Malatya’nın eşsiz doğal güzellikleri arasında yer alan Nemrut Dağı, devasa heykelleri, antik Kommagene kalıntıları ve büyüleyici manzarasıyla ziyaretçilerine unutulmaz bir deneyim sunuyor. Her yıl yerli ve yabancı turistlerin akınına uğrayan Nemrut, özellikle gün doğumu ve gün batımı gözlemleriyle dikkat çekiyor.
ANTİK TARİHİN İZLERİNİ TAŞIYAN DEV HEYKELLER
UNESCO Dünya Mirası Listesi’ndeki Nemrut Dağı, 2150 metre yüksekliğiyle Malatya’nın Pütürge ilçesine bağlı Büyüköz köyü ile Adıyaman’ın Kâhta sınırları arasında yükseliyor. Antik Kommagene Krallığı’nın en önemli kült merkezlerinden biri olan bu alan, 8–10 metre yüksekliğindeki dev heykelleriyle adeta açık hava müzesini andırıyor.
Doğu, batı ve kuzey teraslarına yayılan heykeller, Helenistik Dönem’in en çarpıcı eserlerinden biri olarak kabul ediliyor.
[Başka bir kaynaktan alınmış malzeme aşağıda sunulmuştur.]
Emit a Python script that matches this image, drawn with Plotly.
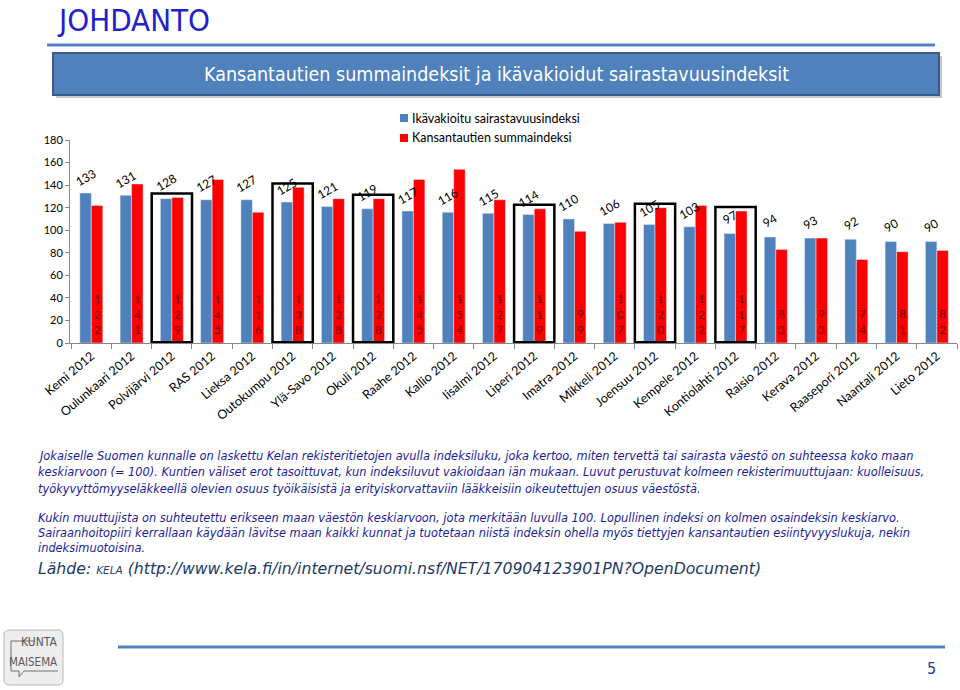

Kireçtaşı bloklarından yapılan bu anıtsal figürler, tarih meraklılarının ilgi odağı olmaya devam ediyor.

ANTİOCHOS’UN SIRRINI SAKLAYAN DEV TÜMÜLÜS
Nemrut Dağı’nın zirvesinde yer alan en dikkat çekici yapı ise Antiochos I’e ait olduğu düşünülen tümülüs. Yaklaşık 50 metre yüksekliğinde ve 150 metre çapında olan bu dev yapı, kralın kemiklerinin ya da küllerinin bulunduğu gizemli bir odaya açıldığı yönündeki inanışla tarihçilerin ilgisini çekiyor.
Bugüne kadar yapılan araştırmalara rağmen kralın mezarının tam yeri hâlâ bulunabilmiş değil.

DOĞU VE BATI UYGARLIKLARININ SANATSAL BULUŞMASI
Doğu ve batı teraslarında yer alan Antiochos heykelleri, aslan ve kartal figürleri Kommagene sanatının benzersiz yorumunu gözler önüne seriyor. Batı terasındaki ünlü Aslanlı Horoskop, dünyanın bilinen en eski astrolojik kabartmalarından biri olarak öne çıkıyor.
Helenistik sanat ile Pers etkilerini harmanlayan Nemrut, adeta doğu ve batı kültürlerinin buluşma noktası niteliğinde.
YÜZYILLAR BOYUNCA UNUTULAN MİRAS
Kommagene Krallığı’nın M.S. 72 yılında Roma’ya yenik düşmesiyle bölge tarih sahnesinden çekildi ve Nemrut’taki eserler yaklaşık iki bin yıl boyunca unutuldu. 1881’de Alman mühendis Karl Sester’in keşfiyle yeniden gün yüzüne çıkan heykeller, daha sonra Osman Hamdi Bey, Otto Puchstein, Theresa Goell ve Karl Doerner gibi önemli isimlerin çalışmalarıyla bilim dünyasında hak ettiği değeri kazandı.

TURİZMİN YÜKSELEN YILDIZI
Nemrut Dağı, yalnızca arkeolojik zenginliğiyle değil, gün doğumu ve gün batımında sunduğu eşsiz manzaralarla da turizmin gözde durakları arasında yer alıyor. Ziyaretçiler, dev heykellerin gölgesinde adeta başka bir dünyanın atmosferini yaşıyor.
MALATYA’DAN NEMRUT DAĞI’NA NASIL GİDİLİR?
Malatya’dan Nemrut Dağı’na ulaşım oldukça kolay. Yaklaşık 100 kilometrelik Malatya–Pütürge–Tepehan–Büyüköz güzergâhını takip ederek bu eşsiz mirasa ulaşabilirsiniz. Yol boyunca Harput Dağları’nın ve Fırat havzasının sunduğu doğal güzellikler de yolculuğa ayrı bir keyif katıyor.